Set problem: Leaving out the pictures, retype the lines from the beginning of the listing through the line containing "in range(1, 5)][:127]".

— begin Raw data —

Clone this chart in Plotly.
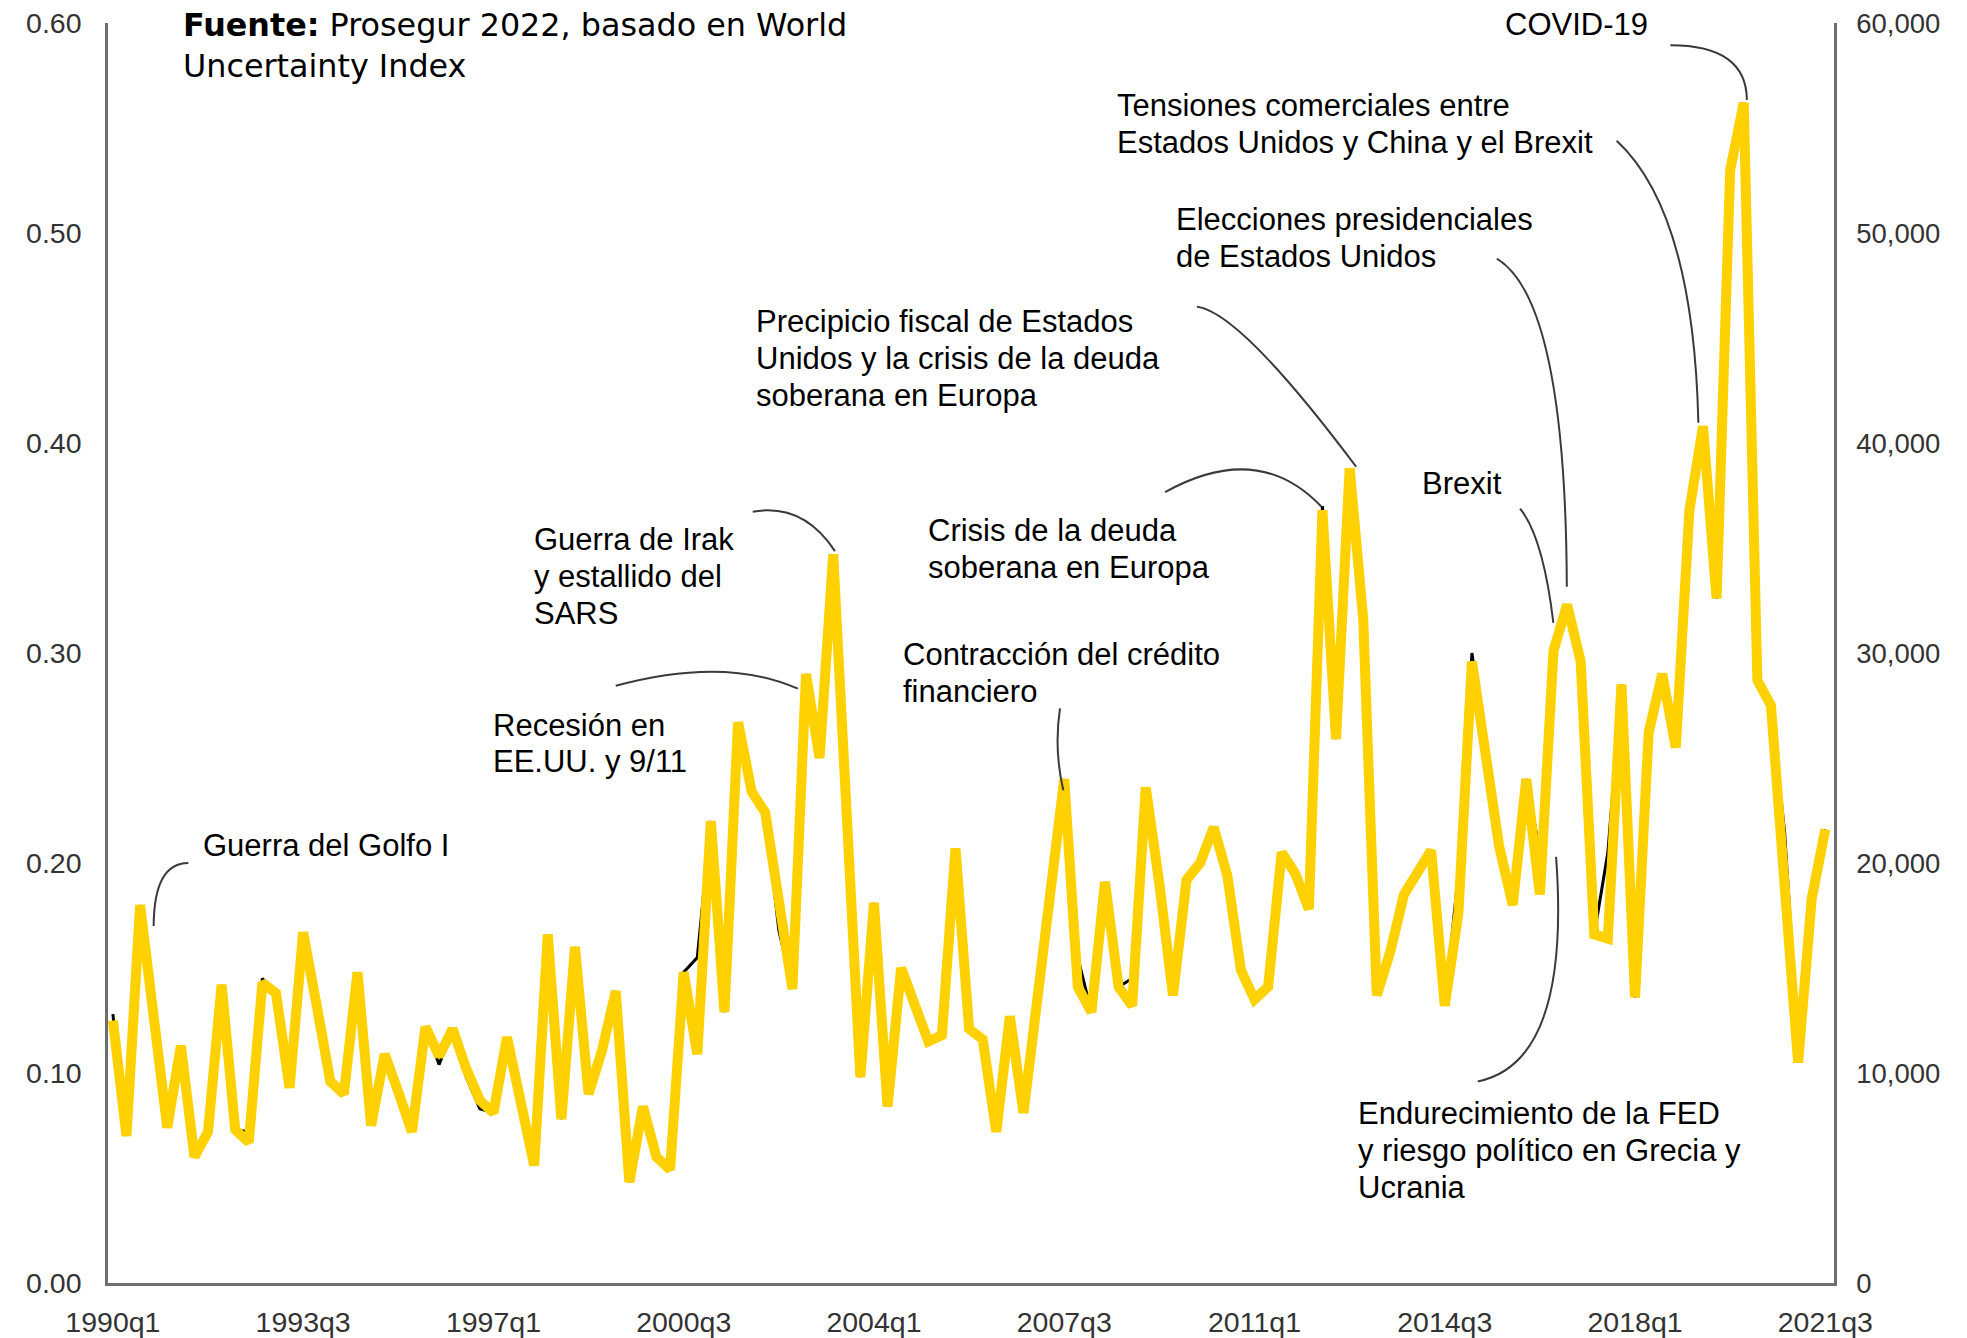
import plotly.graph_objects as go

# ---------------- data ----------------
quarters = [f"{y}q{q}" for y in range(1990, 2022) for q in range(1, 5)][:127]

wui_index = [
    0.125, 0.070, 0.180, 0.125, 0.074, 0.113, 0.060, 0.072, 0.142, 0.073,
    0.067, 0.143, 0.138, 0.093, 0.167, 0.132, 0.096, 0.090, 0.148, 0.075,
    0.109, 0.091, 0.072, 0.122, 0.108, 0.121, 0.102, 0.087, 0.081, 0.117,
    0.089, 0.056, 0.166, 0.078, 0.160, 0.090, 0.111, 0.139, 0.048, 0.084,
    0.060, 0.054, 0.148, 0.109, 0.220, 0.129, 0.267, 0.234, 0.224, 0.182,
    0.140, 0.290, 0.250, 0.347, 0.222, 0.098, 0.181, 0.084, 0.150, 0.134,
    0.115, 0.118, 0.207, 0.121, 0.116, 0.072, 0.127, 0.081, 0.132, 0.188,
    0.240, 0.141, 0.129, 0.191, 0.141, 0.132, 0.236, 0.190, 0.137, 0.192,
    0.200, 0.217, 0.194, 0.149, 0.135, 0.141, 0.205, 0.195, 0.178, 0.368,
    0.259, 0.388, 0.316, 0.137, 0.158, 0.185, 0.196, 0.206, 0.132, 0.176,
    0.296, 0.252, 0.208, 0.180, 0.240, 0.185, 0.301, 0.323, 0.296, 0.166,
    0.164, 0.285, 0.136, 0.262, 0.290, 0.255, 0.368, 0.408, 0.326, 0.530,
    0.562, 0.287, 0.275, 0.190, 0.105, 0.183, 0.216,
]

wui_weighted = [
    12800, 7000, 18000, 12500, 7400, 11300, 6000, 7200, 14200, 7300,
    7200, 14500, 13800, 9300, 16700, 12500, 9600, 9000, 14800, 7500,
    10900, 9100, 7200, 12200, 10400, 12100, 9800, 8300, 8100, 11700,
    8900, 5600, 16600, 7800, 16000, 9000, 11100, 13900, 4800, 8400,
    6000, 5400, 14800, 15500, 22000, 12900, 26700, 23400, 22400, 16800,
    14000, 29000, 25000, 34700, 22200, 9800, 18100, 8400, 15000, 13400,
    11500, 11800, 20700, 12100, 11600, 7200, 12700, 8100, 14000, 19500,
    24000, 15500, 12900, 19100, 14100, 14500, 23600, 19500, 14500, 19200,
    20000, 21700, 18800, 14900, 13500, 14100, 20500, 19500, 17800, 37000,
    25900, 38800, 31600, 13700, 15800, 18500, 19600, 20600, 13200, 19500,
    30000, 25200, 20800, 18000, 24000, 20500, 30100, 32300, 29600, 16600,
    20500, 28500, 13600, 26200, 29000, 25500, 36800, 40800, 32600, 53000,
    56200, 28700, 27500, 21500, 11500, 18300, 21600,
]

x_idx = list(range(len(quarters)))
tick_pos = list(range(0, len(quarters), 14))
tick_txt = [quarters[i] for i in tick_pos]

left_ticks = [0.0, 0.1, 0.2, 0.3, 0.4, 0.5, 0.6]
right_ticks = [0, 10000, 20000, 30000, 40000, 50000, 60000]

# annotation texts: (lines, x in quarter index, y of first line centre in left-axis units)
notes = [
    (["Guerra del Golfo I"], 6.45, 0.2084),
    (["Recesión en", "EE.UU. y 9/11"], 27.8, 0.2657),
    (["Guerra de Irak", "y estallido del", "SARS"], 30.85, 0.3540),
    (["Precipicio fiscal de Estados", "Unidos y la crisis de la deuda", "soberana en Europa"], 47.2, 0.4579),
    (["Crisis de la deuda", "soberana en Europa"], 59.85, 0.3582),
    (["Contracción del crédito", "financiero"], 58.0, 0.2991),
    (["Brexit"], 96.2, 0.3809),
    (["Elecciones presidenciales", "de Estados Unidos"], 78.1, 0.5063),
    (["Tensiones comerciales entre", "Estados Unidos y China y el Brexit"], 73.7, 0.5606),
    (["COVID-19"], 102.3, 0.5994),
    (["Endurecimiento de la FED", "y riesgo político en Grecia y", "Ucrania"], 91.5, 0.0806),
]
line_step = 0.0176

source_lines = ["<b>Fuente:</b> Prosegur 2022, basado en World", "Uncertainty Index"]
source_pos = (5.0, 0.5994)
source_step = 0.0197

# connector curves: (start, control, end)
connectors = [
    ((5.55, 0.200), (3.02, 0.200), (3.00, 0.170)),
    ((37.0, 0.2844), (45.0, 0.2985), (50.4, 0.283)),
    ((47.08, 0.3673), (50.8, 0.3715), (53.13, 0.3485)),
    ((79.77, 0.4649), (82.94, 0.4624), (91.48, 0.3887)),
    ((77.42, 0.3766), (84.3, 0.4014), (88.95, 0.3695)),
    ((69.69, 0.2736), (69.23, 0.2545), (69.93, 0.2346)),
    ((103.54, 0.3688), (105.24, 0.3552), (105.99, 0.3144)),
    ((101.83, 0.4878), (106.9, 0.468), (106.98, 0.3315)),
    ((110.65, 0.5439), (116.3, 0.510), (116.66, 0.4096)),
    ((114.6, 0.5894), (120.2, 0.5894), (120.23, 0.5633)),
    ((100.43, 0.0960), (107.3, 0.105), (106.19, 0.2030)),
]

# ---------------- figure ----------------
fig = go.Figure()

# weighted series on the base (right-hand) axis, drawn underneath
fig.add_trace(go.Scatter(
    x=x_idx, y=wui_weighted, mode="lines", yaxis="y",
    line=dict(color="#000000", width=3), hoverinfo="skip", showlegend=False,
))
# index on the overlaying (left-hand) axis, drawn on top
fig.add_trace(go.Scatter(
    x=x_idx, y=wui_index, mode="lines", yaxis="y2",
    line=dict(color="#FFD100", width=10), showlegend=False,
))

font_main = "Liberation Sans, Arial, sans-serif"
axis_col = "#6e6e6e"

annotations = []
for lines, xa, ya in notes:
    for k, ln in enumerate(lines):
        annotations.append(dict(
            text=ln, x=xa, y=ya - k * line_step, xref="x", yref="y2",
            xanchor="left", yanchor="middle", align="left", showarrow=False,
            font=dict(family=font_main, size=31, color="#000000"),
        ))
for k, ln in enumerate(source_lines):
    annotations.append(dict(
        text=ln, x=source_pos[0], y=source_pos[1] - k * source_step, xref="x", yref="y2",
        xanchor="left", yanchor="middle", align="left", showarrow=False,
        font=dict(family="DejaVu Sans, sans-serif", size=31.8, color="#000000"),
    ))

shapes = []
for (p0, c, p1) in connectors:
    shapes.append(dict(
        type="path", xref="x", yref="y2", layer="above",
        path=f"M {p0[0]},{p0[1]} Q {c[0]},{c[1]} {p1[0]},{p1[1]}",
        line=dict(color="#3a3a3a", width=2),
    ))

fig.update_layout(
    width=1967, height=1338,
    margin=dict(l=108, r=133, t=23, b=55),
    paper_bgcolor="white", plot_bgcolor="white",
    font=dict(family=font_main, color="#333333"),
    xaxis=dict(
        range=[-0.36, 126.64], showgrid=False, zeroline=False, automargin=False,
        showline=True, linecolor=axis_col, linewidth=2.5,
        tickmode="array", tickvals=tick_pos, ticktext=tick_txt, ticks="",
        tickfont=dict(family=font_main, size=28.5, color="#333333"),
        ticklabelstandoff=12,
    ),
    yaxis=dict(
        range=[0, 60000], side="right", showgrid=False, zeroline=False, automargin=False,
        showline=True, linecolor=axis_col, linewidth=2.5,
        tickmode="array", tickvals=right_ticks, ticktext=[f"{v:,}" for v in right_ticks],
        ticks="", tickfont=dict(family=font_main, size=27.5, color="#333333"),
        ticklabelstandoff=14,
    ),
    yaxis2=dict(
        range=[0, 0.6], overlaying="y", side="left", showgrid=False, zeroline=False,
        automargin=False,
        showline=True, linecolor=axis_col, linewidth=2.5,
        tickmode="array", tickvals=left_ticks, ticktext=[f"{v:.2f}" for v in left_ticks],
        ticks="", tickfont=dict(family=font_main, size=28.5, color="#333333"),
        ticklabelstandoff=18,
    ),
    annotations=annotations,
    shapes=shapes,
)

fig.write_html("out.html")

— end Raw data —

Solution for this problem:
Clone this chart in Plotly.
import plotly.graph_objects as go

# ---------------- data ----------------
quarters = [f"{y}q{q}" for y in range(1990, 2022) for q in range(1, 5)][:127]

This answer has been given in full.